The parents of a little girl whose head is as big as a watermelon has begged the public for help to save their daughter.
A baby girl suffering from a rare medical condition that has seen her head double in size has left doctors seriously worried.
Jaya Dalvi, four months, was born with hydrocephalus – a build-up of fluid inside her skull which could kill her. It means her head was larger than average when she was born and has since grown rapidly to 71cm in circumference.
According to Dailymail, doctors say the average size for a baby girl her age is around 38cm. She needs immediate surgical operation to correct the defect for her not to be permanently disabled.
However, the problem is that Javi’s family, who live in the rural village of Valasad in Gujarat, a state in western India, can’t afford to pay for the specialist care at a private hospital.
Her father, Bhavesh Dalvi, 30, is a farmer earning just £2 a day, so he and his wife Jaywanti have been forced to take the baby to a state-run medical centre.
He said: ‘We are trying everything possible to save our daughter.
‘Unfortunately, whatever we have managed to pool in is too little for her treatment.
‘I request to all kind-hearted people out there to please help me save my daughter, I cannot helplessly see her die in front of my eyes.’
Dr Manoj Patel, who often sees Jaya at Surat Hospital, said: ‘If not treated in time, the disease progresses very quickly.
‘The babies usually die because their brain tissues are unable to adapt to the pressure.’
Treatment for hydrocephalus involves implanting a shunt into the brain to drain excess fluid to another part of the body where it can be more easily reabsorbed.
This thin tube has a valve inside it to control the flow of fluid and to ensure it does not drain too quickly.
Dr Patel added: ‘It’s done by paediatric neurosurgeons but we don’t have the resources to carry out the operation in our facility.
‘The operation is not a very demanding procedure and is usually lasts about 30 minutes.
‘The baby belongs to a poor family, so they cannot afford to expensive treatment for her.’

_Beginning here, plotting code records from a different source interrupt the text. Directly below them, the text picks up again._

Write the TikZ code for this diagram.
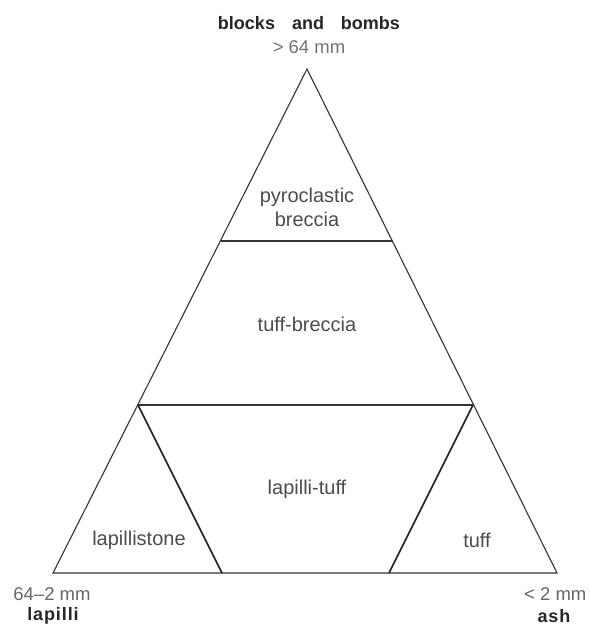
\documentclass[tikz,border=0pt]{standalone}
\usepackage{fontspec}
\setmainfont{Liberation Sans}
\begin{document}
\begin{tikzpicture}[x=1pt,y=-1pt,
  lbl/.style={text=black!70, font=\fontsize{20}{24}\selectfont, inner sep=0pt, align=center},
  sizelbl/.style={text=black!60, font=\fontsize{18.5}{22}\selectfont, inner sep=0pt},
  namelbl/.style={text=black!85, font=\fontsize{18}{22}\selectfont\bfseries\addfontfeature{LetterSpace=5}, inner sep=0pt},
  outer/.style={draw=black!80, line width=1.1pt, line join=miter},
  inner/.style={draw=black!85, line width=1.7pt}]
\useasboundingbox (0,0) rectangle (590,625);
% corners
\coordinate (A) at (307,69);
\coordinate (L) at (53,573);
\coordinate (R) at (557,573);
\coordinate (bl) at (221,241);
\coordinate (br) at (393,241);
\coordinate (ml) at (138,405);
\coordinate (mr) at (473,405);
\coordinate (il) at (222,573);
\coordinate (ir) at (389,573);
% outline
\draw[outer] (A) -- (L) -- (R) -- cycle;
\draw[outer] (bl) -- (br);
\draw[outer] (ml) -- (mr);
\draw[inner] (ml) -- (il);
\draw[inner] (mr) -- (ir);
% labels
\node[namelbl, font=\fontsize{18}{22}\selectfont\bfseries] (top) at (309,23) {blocks\hspace{12pt} and\hspace{12pt} bombs};
\node[sizelbl, text=black!55] (topsz) at (309,47) {> 64 mm};
\node[lbl] (pb) at (307,207) {pyroclastic\\breccia};
\node[lbl] (tb) at (307,324) {tuff-breccia};
\node[lbl] (lt) at (307,489) {lapilli-tuff};
\node[lbl] (ls) at (139,540) {lapillistone};
\node[lbl] (tf) at (477,540) {tuff};
\node[sizelbl] (lsz) at (52,594) {64--2 mm};
\node[namelbl] (lname) at (53,616) {lapilli};
\node[sizelbl, anchor=west] (rsz) at (524,594) {< 2 mm};
\node[namelbl] (rname) at (554,616) {ash};
\end{tikzpicture}
\end{document}
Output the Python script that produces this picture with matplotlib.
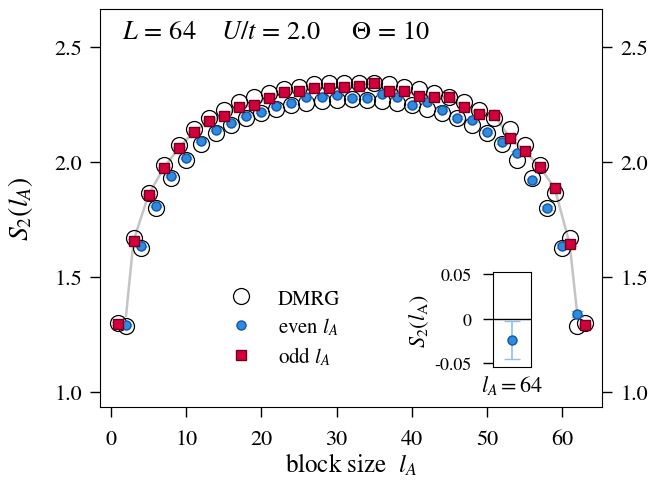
import matplotlib
matplotlib.use("Agg")
import matplotlib.pyplot as plt
from matplotlib.lines import Line2D

plt.rcParams['font.family'] = ['STIXGeneral', 'DejaVu Serif']
plt.rcParams['mathtext.fontset'] = 'stix'

# DMRG reference, l_A = 1..63
dmrg_l = list(range(1, 64))
dmrg_s = [1.300, 1.285, 1.667, 1.625, 1.865, 1.800, 1.985, 1.930, 2.072, 2.005,
          2.140, 2.075, 2.190, 2.125, 2.225, 2.160, 2.260, 2.190, 2.280, 2.210,
          2.300, 2.230, 2.315, 2.245, 2.325, 2.255, 2.335, 2.263, 2.340, 2.268,
          2.343, 2.272, 2.343, 2.268, 2.340, 2.263, 2.335, 2.255, 2.325, 2.245,
          2.315, 2.230, 2.300, 2.210, 2.280, 2.190, 2.260, 2.160, 2.225, 2.125,
          2.190, 2.075, 2.140, 2.005, 2.072, 1.930, 1.985, 1.800, 1.865, 1.625,
          1.667, 1.285, 1.300]

# QMC, odd l_A
odd_l = list(range(1, 64, 2))
odd_s = [1.296, 1.657, 1.856, 1.972, 2.059, 2.129, 2.176, 2.198, 2.237, 2.246,
         2.277, 2.303, 2.307, 2.320, 2.320, 2.324, 2.329, 2.342, 2.307, 2.307,
         2.285, 2.281, 2.281, 2.237, 2.207, 2.203, 2.103, 2.047, 1.978, 1.885,
         1.642, 1.290]
odd_err = [0.005, 0.005, 0.005, 0.005, 0.005, 0.005, 0.005, 0.005, 0.005, 0.005,
           0.005, 0.005, 0.005, 0.006, 0.006, 0.006, 0.006, 0.006, 0.006, 0.006,
           0.006, 0.006, 0.006, 0.006, 0.007, 0.007, 0.007, 0.008, 0.009, 0.010,
           0.010, 0.006]

# QMC, even l_A
even_l = list(range(2, 63, 2))
even_s = [1.290, 1.631, 1.807, 1.938, 2.016, 2.090, 2.137, 2.168, 2.198, 2.216,
          2.242, 2.255, 2.281, 2.281, 2.290, 2.277, 2.277, 2.294, 2.281, 2.244,
          2.259, 2.225, 2.190, 2.181, 2.129, 2.084, 2.038, 1.918, 1.800, 1.633,
          1.337]
even_err = [0.004, 0.004, 0.004, 0.004, 0.004, 0.005, 0.005, 0.005, 0.005, 0.005,
            0.005, 0.005, 0.006, 0.006, 0.006, 0.006, 0.006, 0.006, 0.006, 0.006,
            0.006, 0.006, 0.007, 0.007, 0.007, 0.008, 0.008, 0.008, 0.009, 0.010,
            0.012]

# grey guide line
guide_l = [2, 3, 5, 7, 9, 11, 13, 15, 17, 19, 21, 23, 25, 27, 29, 31, 33, 35,
           37, 39, 41, 43, 45, 47, 49, 51, 53, 55, 57, 59, 61, 62]
guide_s = [1.33, 1.657, 1.856, 1.972, 2.059, 2.129, 2.176, 2.198, 2.237, 2.246,
           2.277, 2.303, 2.307, 2.320, 2.320, 2.324, 2.329, 2.342, 2.307, 2.307,
           2.285, 2.281, 2.281, 2.237, 2.207, 2.203, 2.103, 2.047, 1.978, 1.885,
           1.642, 1.34]

# inset: l_A = 64
inset_x = [1]
inset_s = [-0.024]
inset_err = [0.021]

BLUE = '#2e8be0'
BLUE_EDGE = '#1256a8'
BLUE_ERR = '#8cc0f0'
RED = '#d4003c'
RED_EDGE = '#6e0020'
RED_ERR = '#ff3a68'

fig = plt.figure(figsize=(6.53, 4.81), dpi=100)
ax = fig.add_axes([100/653, 1-408/481, 502/653, 398/481])

ax.plot(guide_l, guide_s, color='#c4c4c4', lw=1.8, zorder=1)
ax.plot(dmrg_l, dmrg_s, 'o', ms=11.5, mfc='none', mec='black', mew=0.9, zorder=2)
ax.errorbar(even_l, even_s, yerr=even_err, fmt='o', ms=6.5, mfc=BLUE, mec=BLUE_EDGE,
            mew=1.0, ecolor=BLUE_ERR, elinewidth=1.2, capsize=4.5, capthick=1.2,
            zorder=3)
ax.errorbar(odd_l, odd_s, yerr=odd_err, fmt='s', ms=7, mfc=RED, mec=RED_EDGE,
            mew=1.0, ecolor=RED_ERR, elinewidth=1.2, capsize=4.5, capthick=1.2,
            zorder=4)

ax.set_xlim(-1.46, 65.3)
ax.set_ylim(0.9335, 2.663)
ax.set_xticks([0, 10, 20, 30, 40, 50, 60])
ax.set_yticks([1.0, 1.5, 2.0, 2.5])
ax.set_yticklabels(['1.0', '1.5', '2.0', '2.5'])
ax.tick_params(direction='out', length=7, width=1, labelsize=16, pad=6)
ax.tick_params(axis='y', right=True, labelright=True)
ax.tick_params(axis='x', pad=9)
ax.set_xlabel('block size  $l_A$', fontsize=18, labelpad=2)
ax.set_ylabel('$S_2(l_A)$', fontsize=20, labelpad=14)

for x0, txt in [(122, '$L\\,=\\,64$'), (221, '$U/t\\,=\\,2.0$'), (351, '$\\Theta\\,=\\,10$')]:
    ax.text((x0 - 100) / 502, (408 - 33) / 398, txt, transform=ax.transAxes,
            fontsize=19, va='center', ha='left')

handles = [Line2D([], [], ls='none', marker='o', ms=11.5, mfc='none', mec='black', mew=0.9),
           Line2D([], [], ls='none', marker='o', ms=6.5, mfc=BLUE, mec=BLUE_EDGE, mew=1.0),
           Line2D([], [], ls='none', marker='s', ms=7, mfc=RED, mec=RED_EDGE, mew=1.0)]
labels = ['DMRG', 'even $l_A$', 'odd $l_A$']
ax.legend(handles, labels, loc='center left', bbox_to_anchor=(0.255, 0.198), frameon=False,
          fontsize=15, handlelength=1.2, handletextpad=1.2, labelspacing=0.35,
          borderpad=0, borderaxespad=0)

# inset
ins = fig.add_axes([493/653, 1-368/481, 38/653, 95/481])
ins.axhline(0, color='black', lw=1)
ins.errorbar(inset_x, inset_s, yerr=inset_err, fmt='o', ms=6.5, mfc=BLUE, mec=BLUE_EDGE,
             mew=1.0, ecolor=BLUE_ERR, elinewidth=1.2, capsize=6, capthick=1.2)
ins.set_xlim(0, 2)
ins.set_ylim(-0.0545, 0.0526)
ins.set_xticks([])
ins.set_yticks([-0.05, 0, 0.05])
ins.set_yticklabels(['-0.05', '0', '0.05'])
ins.tick_params(direction='out', length=7.5, width=1, labelsize=13, pad=8)
ins.set_xlabel('$l_A = 64$', fontsize=16, labelpad=4)
ins.set_ylabel('$S_2(l_{\\rm A})$', fontsize=16, labelpad=2)

fig.savefig('out.png', dpi=100)
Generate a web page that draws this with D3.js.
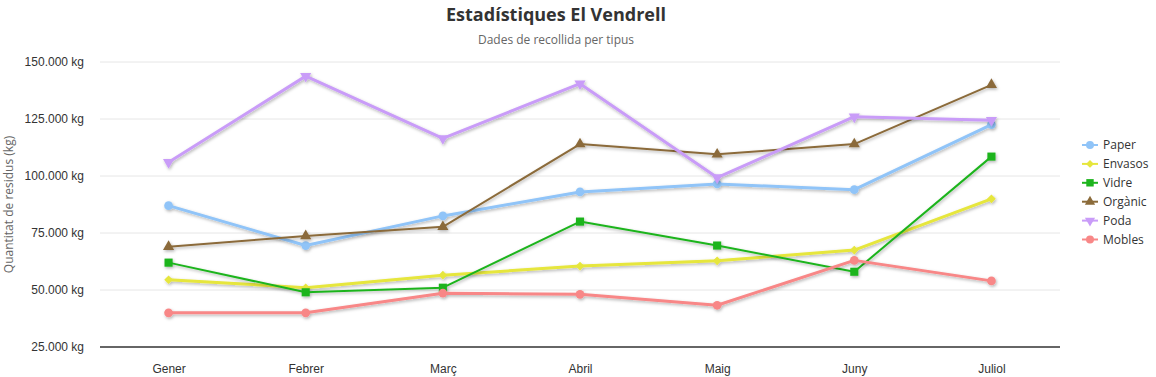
<!DOCTYPE html>
<html lang="ca">
<head>
  <meta charset="UTF-8">
  <title>Estadístiques El Vendrell</title>
  <script src="https://d3js.org/d3.v7.min.js"></script>
  <style>
    body { margin: 0; background: #fff; font-family: "Open Sans", "Noto Sans", Arial, sans-serif; }
    .axis text { font-size: 12px; fill: #333; }
  </style>
</head>
<body>
  <div id="chart"></div>
  <script>
    // dades
    const months = ["Gener", "Febrer", "Març", "Abril", "Maig", "Juny", "Juliol"];
    const seriesNames = ["Paper", "Envasos", "Vidre", "Orgànic", "Poda", "Mobles"];
    const paper   = [87000, 69500, 82500, 93000, 96500, 94000, 122500];
    const envasos = [54500, 51000, 56500, 60500, 62800, 67500, 90000];
    const vidre   = [62000, 49000, 51000, 80000, 69500, 58000, 108500];
    const organic = [69000, 73700, 77700, 114000, 109500, 114000, 140000];
    const poda    = [106000, 143800, 116500, 140500, 99300, 126000, 124500];
    const mobles  = [40000, 40000, 48600, 48100, 43300, 63000, 54000];
    const yTicks  = [25000, 50000, 75000, 100000, 125000, 150000];

    const colors  = ["#90c4f8", "#e6e63c", "#1eb41e", "#8b6b3a", "#c99cf8", "#f88787"];
    const widths  = [3, 3, 2, 2, 3, 3];
    const symbols = ["circle", "diamond", "square", "triangle", "triangle-down", "circle"];
    const values  = [paper, envasos, vidre, organic, poda, mobles];

    const W = 1156, H = 377;
    const m = { top: 62, right: 96, bottom: 30, left: 100 };

    const svg = d3.select("#chart").append("svg")
      .attr("width", W).attr("height", H);

    const defs = svg.append("defs");
    const f = defs.append("filter").attr("id", "shadow")
      .attr("x", "-10%").attr("y", "-10%").attr("width", "120%").attr("height", "130%");
    f.append("feDropShadow").attr("dx", 1).attr("dy", 1.5).attr("stdDeviation", 1.5)
      .attr("flood-color", "#000").attr("flood-opacity", 0.3);

    const x = d3.scalePoint().domain(months)
      .range([m.left, W - m.right]).padding(0.5);
    const y = d3.scaleLinear().domain([25000, 150000])
      .range([H - m.bottom, m.top]);

    const fmt = v => d3.format(",")(v).replace(/,/g, ".") + " kg";

    // títol
    svg.append("text").attr("x", 556).attr("y", 21).attr("text-anchor", "middle")
      .style("font-size", "18px").style("font-weight", "bold").style("fill", "#333")
      .text("Estadístiques El Vendrell");
    svg.append("text").attr("x", 556).attr("y", 44).attr("text-anchor", "middle")
      .style("font-size", "12px").style("fill", "#666")
      .text("Dades de recollida per tipus");

    // graella
    svg.append("g").selectAll("line").data(yTicks.slice(1)).join("line")
      .attr("x1", m.left).attr("x2", W - m.right)
      .attr("y1", d => y(d)).attr("y2", d => y(d))
      .attr("stroke", "#e6e6e6").attr("stroke-width", 1);

    // eix Y
    const yAxis = svg.append("g").attr("class", "axis")
      .attr("transform", `translate(${m.left},0)`)
      .call(d3.axisLeft(y).tickValues(yTicks).tickFormat(fmt).tickSize(0).tickPadding(16));
    yAxis.select(".domain").remove();

    svg.append("text")
      .attr("transform", `translate(13,${(m.top + H - m.bottom) / 2}) rotate(-90)`)
      .attr("text-anchor", "middle")
      .style("font-size", "12px").style("fill", "#666")
      .text("Quantitat de residus (kg)");

    // eix X
    const xAxis = svg.append("g").attr("class", "axis")
      .attr("transform", `translate(0,${H - m.bottom})`)
      .call(d3.axisBottom(x).tickSize(0).tickPadding(17));
    xAxis.select(".domain").remove();
    svg.append("line")
      .attr("x1", m.left).attr("x2", W - m.right)
      .attr("y1", y(25000)).attr("y2", y(25000))
      .attr("stroke", "#333").attr("stroke-width", 1.5);

    function symPath(kind, size) {
      if (kind === "circle") return d3.symbol(d3.symbolCircle, size)();
      if (kind === "diamond") return d3.symbol(d3.symbolDiamond2, size * 0.8)();
      if (kind === "square") return d3.symbol(d3.symbolSquare, size * 1.1)();
      return d3.symbol(d3.symbolTriangle, size * 0.9)();
    }

    const line = d3.line().x((d, i) => x(months[i])).y(d => y(d));

    values.forEach((vals, s) => {
      const g = svg.append("g").attr("filter", "url(#shadow)");
      g.append("path").datum(vals)
        .attr("d", line)
        .attr("fill", "none")
        .attr("stroke", colors[s])
        .attr("stroke-width", widths[s])
        .attr("stroke-linejoin", "round");
      g.selectAll("path.pt").data(vals).join("path")
        .attr("class", "pt")
        .attr("d", symPath(symbols[s], 60))
        .attr("transform", (d, i) => `translate(${x(months[i])},${y(d)})` +
          (symbols[s] === "triangle-down" ? " rotate(180)" : ""))
        .attr("fill", colors[s]);
    });

    // llegenda
    const lg = svg.append("g").attr("transform", "translate(1082,145)");
    seriesNames.forEach((name, s) => {
      const row = lg.append("g").attr("transform", `translate(0,${s * 18.9})`);
      row.append("line").attr("x1", 0).attr("x2", 16)
        .attr("stroke", colors[s]).attr("stroke-width", 2);
      row.append("path").attr("d", symPath(symbols[s], 50))
        .attr("transform", "translate(8,0)" + (symbols[s] === "triangle-down" ? " rotate(180)" : ""))
        .attr("fill", colors[s]);
      row.append("text").attr("x", 21).attr("y", 4)
        .style("font-size", "12px").style("fill", "#333")
        .text(name);
    });
  </script>
</body>
</html>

It is not known what caused Jaya’s defect and is tricky to know how she came to have it without an expert medical opinion.
Dr Patel added: ‘It is near-impossible to know what related conditions she might be suffering from without conducting proper investigations.’
Hydrocephalus is caused by a build-up of the cerebrospinal fluid inside the skull, increasing pressure on the brain inside.